![]() | By: Hans Kung Binding: Hardcover Publisher: Wm. B. Eerdmans Publishing Company ISBN: 0802826598 ISBN-13: 9780802826596 Released: 09 Sep 2003 RRP: Average Rating: ![]() |

Hans Kung is one of the most influential, & in some circles, most controversial theologians of the last century. This first part of his autobiography covers standard areas one would expect to be included, family background & such like, but by far the greater part of the book focuses on Kung's theological formation in Rome & his subsequent role during the Second Vatican Council.
The book is surprising in many respects, not least in Kung's rapier-like ability to settle old scores. On this evidence I would far rather have Kung as a friend than an enemy! His settling of old scores is not gratuitous but it is clinical. Several times I'm sure I actuallly said 'Ouch!' as I read his critique of those who had crossed him. Furthermore, whilst I was not surprised to read of the background machinations that surrounded the Council, the detail in which the story is told from Kung's unique vantage point makes this compelling reading.
Two major emphases in the book stand out for me. Firstly, the missed opportunity that was the second Vatican Council. With a pasionate exposition of the times & the personalities involved, Kung outlines the critical decisions taken by Pope John XXIII in callling the Council. The tremendous faith & vision of the man in daring to seize the moment, but the fatal mistake in not recognising the need to sweep away the Curia 'old guard' (which was within his power) in order to place reformers in charge of the reform agenda.
Secondly, Kung weaves into his own story the ways in which his path has crossed time & again by some of the key personalities of late 20th century theology.
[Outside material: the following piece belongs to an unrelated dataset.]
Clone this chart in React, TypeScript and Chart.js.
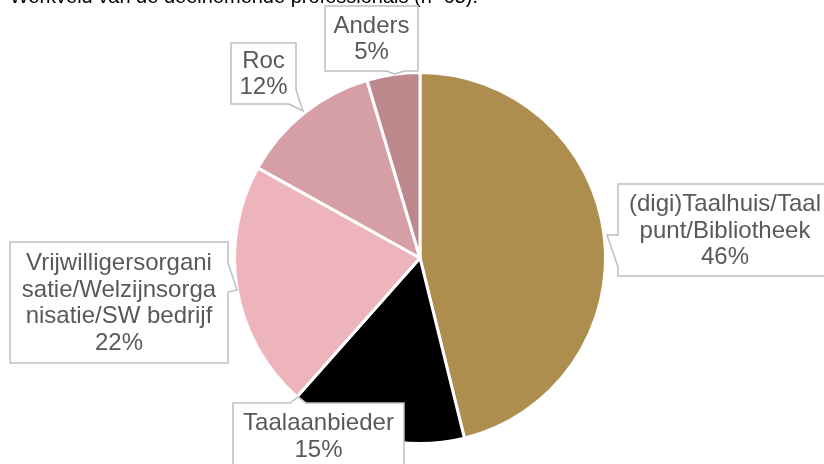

Men like Karl Barth, Ernst Kasemann, Hans Urs Von Balthasar, Rudolf Bultmann, Yves Congar, Karl Rahner & a host of others richly populate these pages. The book devotes little space to specific discussion of their theology, there is enough here to understand a little of the distinctive contributions that these men brought to their quest for truth & understanding, & the extent to which some suffered because their views were not acceptable to Rome.
At the end I was left wondering why Kung didnt leave the Catholic Church & becoming a famous cross-bench dissenter! That he didn't is a cause for celebration for it is likely that the lasting contribution of this theological genius is that he stayed within & sowed the seeds of future theological reformation within the Catholic Church.